L’obligation de facturation électronique entre entreprises entrera en vigueur à partir de septembre 2026. D’ici là, les entreprises vont devoir se doter d’une plateforme de dématérialisation partenaire (PDP), que ce soit pour déposer une facture ou pour la régler. Les factures arriveront à leurs destinataires grâce à un annuaire des entreprises géré par l'administration fiscale qui repose sur les numéros Siren. Ce processus peut impliquer le traitement de données personnelles, et donc le respect du RGPD. Explications avec Me Favero Agostini.
En quoi la facturation électronique entre entreprises est-elle concernée par le RGPD ?
On pense souvent que sur une facture ou dans la plateforme de dématérialisation partenaire, il y a uniquement des informations de paiement. Mais très souvent, s’y trouvent aussi des données personnelles : prénom et nom de l’interlocuteur à qui sont destinées les factures, du représentant légal des entreprises, des salariés qui se connectent ; mais aussi les coordonnées bancaires et adresse des autoentrepreneurs le cas échéant… Autant d’informations qui supposent le respect du RGPD pour leur traitement.
Qui est responsable du traitement de ces données ?
Les entreprises qui vont émettre des factures comme celles qui vont les recevoir sont responsables du traitement. Les PDP que ces entreprises devront choisir pour opérer la dématérialisation des factures sont, elles, des sous-traitantes au sens du RGPD. Or les responsables du traitement sont garantes de tout ce que font leurs sous-traitants. Les PDP traitent les données qui transitent par elles pour le compte et sur les instructions des responsables de traitement. Ces derniers doivent donc prendre des précautions en amont et opérer ensuite des vérifications. Les entreprises vont notamment devoir informer leurs salariés que leur données vont être traitées sur ces plateformes, et bien les tenir à jour. De même lorsque le processus de facturation électronique embarquera des données de leurs clients.
Quels sont les risques encourus ?
En cas de manquement au RGPD, que ce soit au niveau de la transparence, de l'information des personnes, des durées de conservation des données etc., les sanctions administratives encourues vont jusqu’à 20 millions d’euros ou 4 % du chiffre d’affaires mondial. Au-delà de ça, il y a un risque important d'atteinte à la réputation, mais aussi de responsabilité contractuelle.

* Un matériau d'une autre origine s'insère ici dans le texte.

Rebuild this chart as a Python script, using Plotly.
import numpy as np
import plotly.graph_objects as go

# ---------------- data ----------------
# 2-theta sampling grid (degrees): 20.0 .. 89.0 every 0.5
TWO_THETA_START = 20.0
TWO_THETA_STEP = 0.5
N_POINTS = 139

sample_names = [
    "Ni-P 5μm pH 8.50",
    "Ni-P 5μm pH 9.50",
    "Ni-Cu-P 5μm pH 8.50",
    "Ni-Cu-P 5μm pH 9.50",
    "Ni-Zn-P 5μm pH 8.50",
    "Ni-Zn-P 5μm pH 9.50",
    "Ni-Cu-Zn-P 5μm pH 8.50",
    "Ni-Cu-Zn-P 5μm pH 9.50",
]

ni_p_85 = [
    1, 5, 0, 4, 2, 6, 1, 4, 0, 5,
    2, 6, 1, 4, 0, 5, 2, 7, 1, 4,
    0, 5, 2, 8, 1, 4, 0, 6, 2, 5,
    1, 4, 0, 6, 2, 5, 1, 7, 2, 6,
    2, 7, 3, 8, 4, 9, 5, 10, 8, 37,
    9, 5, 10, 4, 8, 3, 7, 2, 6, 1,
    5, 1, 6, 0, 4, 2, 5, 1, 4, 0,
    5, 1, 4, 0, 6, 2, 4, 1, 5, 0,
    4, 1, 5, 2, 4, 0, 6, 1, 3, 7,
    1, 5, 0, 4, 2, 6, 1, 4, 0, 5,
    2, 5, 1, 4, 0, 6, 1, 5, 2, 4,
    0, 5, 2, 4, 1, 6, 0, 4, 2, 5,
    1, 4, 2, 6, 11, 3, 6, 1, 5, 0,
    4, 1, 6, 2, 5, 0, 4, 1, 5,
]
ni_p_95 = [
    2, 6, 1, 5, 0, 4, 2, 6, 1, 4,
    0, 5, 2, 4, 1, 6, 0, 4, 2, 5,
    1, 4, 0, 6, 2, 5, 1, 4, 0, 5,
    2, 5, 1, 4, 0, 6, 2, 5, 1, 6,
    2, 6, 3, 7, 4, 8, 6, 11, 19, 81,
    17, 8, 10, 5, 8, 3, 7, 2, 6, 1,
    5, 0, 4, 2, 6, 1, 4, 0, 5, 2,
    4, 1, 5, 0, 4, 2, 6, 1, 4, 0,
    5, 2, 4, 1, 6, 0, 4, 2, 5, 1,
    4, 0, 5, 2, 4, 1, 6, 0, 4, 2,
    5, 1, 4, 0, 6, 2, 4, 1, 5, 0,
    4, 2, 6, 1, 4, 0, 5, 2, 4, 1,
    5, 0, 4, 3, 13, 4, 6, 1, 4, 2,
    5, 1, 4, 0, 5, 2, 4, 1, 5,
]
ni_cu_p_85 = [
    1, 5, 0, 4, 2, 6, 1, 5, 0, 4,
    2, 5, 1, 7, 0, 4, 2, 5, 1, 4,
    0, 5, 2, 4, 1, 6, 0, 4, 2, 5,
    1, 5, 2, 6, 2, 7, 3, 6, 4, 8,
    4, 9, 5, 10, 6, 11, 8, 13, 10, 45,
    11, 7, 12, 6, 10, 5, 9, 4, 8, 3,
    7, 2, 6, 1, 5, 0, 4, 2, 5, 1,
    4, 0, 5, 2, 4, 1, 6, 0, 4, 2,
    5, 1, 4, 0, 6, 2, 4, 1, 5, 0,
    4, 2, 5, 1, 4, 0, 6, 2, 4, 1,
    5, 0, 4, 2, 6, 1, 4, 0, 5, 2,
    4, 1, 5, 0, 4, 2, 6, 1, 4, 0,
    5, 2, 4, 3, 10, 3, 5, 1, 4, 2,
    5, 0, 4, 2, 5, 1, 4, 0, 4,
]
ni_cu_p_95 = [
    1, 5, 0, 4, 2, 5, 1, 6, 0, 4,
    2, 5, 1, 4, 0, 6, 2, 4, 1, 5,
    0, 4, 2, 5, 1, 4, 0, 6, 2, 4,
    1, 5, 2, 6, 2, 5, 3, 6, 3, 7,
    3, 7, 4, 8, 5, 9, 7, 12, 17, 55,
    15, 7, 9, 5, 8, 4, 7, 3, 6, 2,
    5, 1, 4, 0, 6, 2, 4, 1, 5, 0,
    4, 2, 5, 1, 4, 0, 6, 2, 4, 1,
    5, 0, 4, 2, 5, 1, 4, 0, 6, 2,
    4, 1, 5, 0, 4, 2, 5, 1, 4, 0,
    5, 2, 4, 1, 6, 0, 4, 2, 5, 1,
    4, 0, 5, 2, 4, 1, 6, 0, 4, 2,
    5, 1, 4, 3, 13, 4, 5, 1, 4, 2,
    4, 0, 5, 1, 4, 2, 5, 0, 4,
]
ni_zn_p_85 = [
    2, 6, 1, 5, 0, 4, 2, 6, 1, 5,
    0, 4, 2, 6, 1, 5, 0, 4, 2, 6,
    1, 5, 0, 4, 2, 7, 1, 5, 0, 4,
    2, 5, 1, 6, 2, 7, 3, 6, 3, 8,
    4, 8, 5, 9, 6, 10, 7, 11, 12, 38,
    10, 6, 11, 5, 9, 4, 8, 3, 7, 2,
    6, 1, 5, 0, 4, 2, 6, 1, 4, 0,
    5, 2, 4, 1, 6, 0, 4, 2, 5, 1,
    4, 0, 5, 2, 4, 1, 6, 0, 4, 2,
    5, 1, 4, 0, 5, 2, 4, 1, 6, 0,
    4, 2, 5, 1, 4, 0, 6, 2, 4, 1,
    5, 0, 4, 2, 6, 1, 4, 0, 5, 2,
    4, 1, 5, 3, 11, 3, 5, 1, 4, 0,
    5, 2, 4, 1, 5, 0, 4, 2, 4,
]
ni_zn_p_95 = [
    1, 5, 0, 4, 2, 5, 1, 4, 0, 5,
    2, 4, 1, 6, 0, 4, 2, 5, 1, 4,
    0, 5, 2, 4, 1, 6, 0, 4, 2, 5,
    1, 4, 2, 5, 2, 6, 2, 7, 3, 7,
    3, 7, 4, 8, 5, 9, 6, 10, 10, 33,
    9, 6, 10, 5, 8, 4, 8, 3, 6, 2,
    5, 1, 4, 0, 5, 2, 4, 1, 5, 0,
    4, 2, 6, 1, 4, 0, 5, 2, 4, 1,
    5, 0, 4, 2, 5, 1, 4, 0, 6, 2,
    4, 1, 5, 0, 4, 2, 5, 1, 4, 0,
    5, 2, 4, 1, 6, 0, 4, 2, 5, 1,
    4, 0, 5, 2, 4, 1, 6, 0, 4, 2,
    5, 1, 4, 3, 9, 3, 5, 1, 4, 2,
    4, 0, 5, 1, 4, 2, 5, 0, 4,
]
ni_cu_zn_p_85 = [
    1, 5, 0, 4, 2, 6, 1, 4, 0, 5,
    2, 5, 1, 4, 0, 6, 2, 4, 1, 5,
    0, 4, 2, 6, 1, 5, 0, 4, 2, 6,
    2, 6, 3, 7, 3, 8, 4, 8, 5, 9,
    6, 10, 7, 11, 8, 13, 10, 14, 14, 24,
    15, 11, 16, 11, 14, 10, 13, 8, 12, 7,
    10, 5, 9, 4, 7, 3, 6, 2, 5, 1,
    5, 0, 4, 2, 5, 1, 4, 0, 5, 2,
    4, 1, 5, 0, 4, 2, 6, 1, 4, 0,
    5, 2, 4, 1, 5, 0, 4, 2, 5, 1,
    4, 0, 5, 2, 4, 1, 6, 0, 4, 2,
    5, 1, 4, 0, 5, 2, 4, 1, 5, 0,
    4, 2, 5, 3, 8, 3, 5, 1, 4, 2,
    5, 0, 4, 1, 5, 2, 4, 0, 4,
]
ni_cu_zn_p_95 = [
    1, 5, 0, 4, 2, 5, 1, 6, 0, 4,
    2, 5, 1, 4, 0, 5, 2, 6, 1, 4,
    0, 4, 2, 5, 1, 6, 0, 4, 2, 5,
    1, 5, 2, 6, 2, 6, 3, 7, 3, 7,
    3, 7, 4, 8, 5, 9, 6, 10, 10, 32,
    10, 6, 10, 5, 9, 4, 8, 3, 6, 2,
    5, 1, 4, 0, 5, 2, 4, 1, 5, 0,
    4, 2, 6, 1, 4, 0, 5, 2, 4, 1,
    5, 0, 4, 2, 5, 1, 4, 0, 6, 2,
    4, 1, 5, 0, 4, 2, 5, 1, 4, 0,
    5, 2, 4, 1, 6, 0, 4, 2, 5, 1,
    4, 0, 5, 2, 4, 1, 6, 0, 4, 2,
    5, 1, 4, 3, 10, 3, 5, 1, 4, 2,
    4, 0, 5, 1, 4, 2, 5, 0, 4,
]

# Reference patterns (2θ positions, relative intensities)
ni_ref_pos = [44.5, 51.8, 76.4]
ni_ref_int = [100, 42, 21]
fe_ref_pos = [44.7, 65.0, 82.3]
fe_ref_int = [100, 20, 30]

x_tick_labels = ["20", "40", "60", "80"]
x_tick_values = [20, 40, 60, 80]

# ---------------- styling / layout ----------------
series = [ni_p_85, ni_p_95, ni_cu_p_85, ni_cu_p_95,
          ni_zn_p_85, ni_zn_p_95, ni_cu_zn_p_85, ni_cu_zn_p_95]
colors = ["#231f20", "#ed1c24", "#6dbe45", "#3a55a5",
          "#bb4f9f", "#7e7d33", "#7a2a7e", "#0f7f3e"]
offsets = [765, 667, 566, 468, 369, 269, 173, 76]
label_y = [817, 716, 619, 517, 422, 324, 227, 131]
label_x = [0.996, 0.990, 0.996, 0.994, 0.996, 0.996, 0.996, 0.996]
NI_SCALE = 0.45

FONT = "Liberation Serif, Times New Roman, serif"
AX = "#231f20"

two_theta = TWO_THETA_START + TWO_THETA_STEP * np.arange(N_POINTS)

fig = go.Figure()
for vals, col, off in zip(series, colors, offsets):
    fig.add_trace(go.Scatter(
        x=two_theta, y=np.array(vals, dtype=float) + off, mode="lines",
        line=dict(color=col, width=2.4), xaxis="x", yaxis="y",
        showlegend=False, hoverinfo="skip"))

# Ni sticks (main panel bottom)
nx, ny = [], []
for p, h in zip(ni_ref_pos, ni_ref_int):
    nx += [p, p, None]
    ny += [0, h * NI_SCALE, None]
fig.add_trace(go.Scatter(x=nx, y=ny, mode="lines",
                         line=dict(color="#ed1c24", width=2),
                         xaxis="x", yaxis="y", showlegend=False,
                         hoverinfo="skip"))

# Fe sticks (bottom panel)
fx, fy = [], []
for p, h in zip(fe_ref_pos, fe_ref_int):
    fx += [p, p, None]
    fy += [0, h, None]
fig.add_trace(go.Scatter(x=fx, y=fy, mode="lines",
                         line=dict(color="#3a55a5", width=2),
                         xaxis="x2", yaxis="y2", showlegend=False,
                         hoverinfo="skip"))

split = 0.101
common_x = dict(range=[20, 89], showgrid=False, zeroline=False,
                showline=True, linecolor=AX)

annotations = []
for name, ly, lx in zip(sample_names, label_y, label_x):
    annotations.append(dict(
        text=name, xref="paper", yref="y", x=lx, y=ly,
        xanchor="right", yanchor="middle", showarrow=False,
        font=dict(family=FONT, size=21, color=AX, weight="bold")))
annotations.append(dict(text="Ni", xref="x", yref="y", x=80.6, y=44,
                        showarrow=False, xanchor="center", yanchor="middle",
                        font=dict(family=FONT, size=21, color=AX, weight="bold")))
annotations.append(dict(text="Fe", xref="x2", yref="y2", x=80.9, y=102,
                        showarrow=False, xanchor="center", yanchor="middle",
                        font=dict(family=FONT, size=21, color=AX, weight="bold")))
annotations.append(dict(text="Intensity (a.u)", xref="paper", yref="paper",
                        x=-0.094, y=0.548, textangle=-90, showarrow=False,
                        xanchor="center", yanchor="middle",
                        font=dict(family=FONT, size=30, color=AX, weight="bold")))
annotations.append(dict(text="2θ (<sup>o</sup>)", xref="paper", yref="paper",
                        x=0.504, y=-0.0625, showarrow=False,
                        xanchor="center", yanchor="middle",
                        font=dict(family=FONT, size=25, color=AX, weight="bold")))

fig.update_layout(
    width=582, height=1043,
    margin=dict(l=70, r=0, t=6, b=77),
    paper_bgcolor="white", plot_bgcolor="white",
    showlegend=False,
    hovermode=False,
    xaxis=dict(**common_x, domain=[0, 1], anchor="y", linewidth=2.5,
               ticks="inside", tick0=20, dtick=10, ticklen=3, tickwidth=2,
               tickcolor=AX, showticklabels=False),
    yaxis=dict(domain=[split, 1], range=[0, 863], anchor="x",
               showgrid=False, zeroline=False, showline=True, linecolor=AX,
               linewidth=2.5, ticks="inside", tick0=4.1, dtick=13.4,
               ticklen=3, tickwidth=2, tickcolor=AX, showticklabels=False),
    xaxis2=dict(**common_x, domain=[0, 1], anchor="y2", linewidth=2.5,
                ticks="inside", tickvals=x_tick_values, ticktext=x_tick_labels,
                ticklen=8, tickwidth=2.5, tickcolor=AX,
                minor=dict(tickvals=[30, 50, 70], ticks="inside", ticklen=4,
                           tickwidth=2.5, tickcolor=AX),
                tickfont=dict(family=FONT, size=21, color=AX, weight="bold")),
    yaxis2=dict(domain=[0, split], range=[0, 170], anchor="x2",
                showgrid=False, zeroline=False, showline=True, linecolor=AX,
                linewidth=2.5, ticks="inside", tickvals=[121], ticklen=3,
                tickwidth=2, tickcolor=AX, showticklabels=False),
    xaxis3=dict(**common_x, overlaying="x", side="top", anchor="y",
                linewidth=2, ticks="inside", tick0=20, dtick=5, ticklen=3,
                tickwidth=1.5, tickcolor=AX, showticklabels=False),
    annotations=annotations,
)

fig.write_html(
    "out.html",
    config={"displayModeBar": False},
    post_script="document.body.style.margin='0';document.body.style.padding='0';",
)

Il faut savoir que de plus en plus, on instrumentalise le RGPD – par exemple pour se débarrasser d’un cocontractant - parce qu'on sait que peu d’acteurs sont entièrement conformes. Or, si dans le contrat il est prévu une obligation de respecter le RGPD, il sera facile d’invoquer un manquement contractuel.
Quelles conséquences au moment du choix de sa PDP ?
Les entreprises devront s’assurer de choisir un partenaire permettant le complet respect du RGPD, sans se contenter d’un simple affichage de conformité. C’est d’autant plus important que le Comité européen pour la protection des données (CEDP), dans son avis 22/2024, a renforcé la responsabilité du responsable de traitement, non pas uniquement à l'égard de son sous-traitant, mais des sous-traitants de ce dernier. Il ne suffit donc pas de choisir une PDP (sous-traitant de premier rang) à peu près conforme, il faut s’assurer que ses propres sous-traitants (hébergeur de la plateforme, filiale chargée de sa maintenance, etc.) le sont aussi. Car encore une fois, en cas de problème, c’est le responsable du traitement qui est exposé.
Quels conseils donner aux entreprises ?
On voit très vite la maturité d'un sous-traitant [au sens du RGPD, NDLR] quand on lui demande, par exemple, de fournir son registre de traitements. S’il n’en a pas, c’est mauvais signe.
Une bonne façon de se préparer est de travailler dès maintenant sur son annexe de protection des données, qui complètera le contrat principal avec la PDP. Il faut consulter l'article 28 du RGPD, véritable liste à la Prévert de ce qui doit figurer dans ce contrat liant le responsable du traitement au sous-traitant. Par exemple, l’entreprise peut prévoir de donner une autorisation générale ou spécifique pour le recours à des sous-traitants de rang inférieur.
Il faut aussi se poser la question de son rapport de force : les petites entreprises n'ont pas forcément la capacité de négocier avec les PDP, et devront alors se livrer à un comparatif des contrats que proposent les PDP afin d’identifier ceux qui se déchargent le moins possible de leurs responsabilités, présentent les délais d’alerte les plus courts en cas de violation, etc.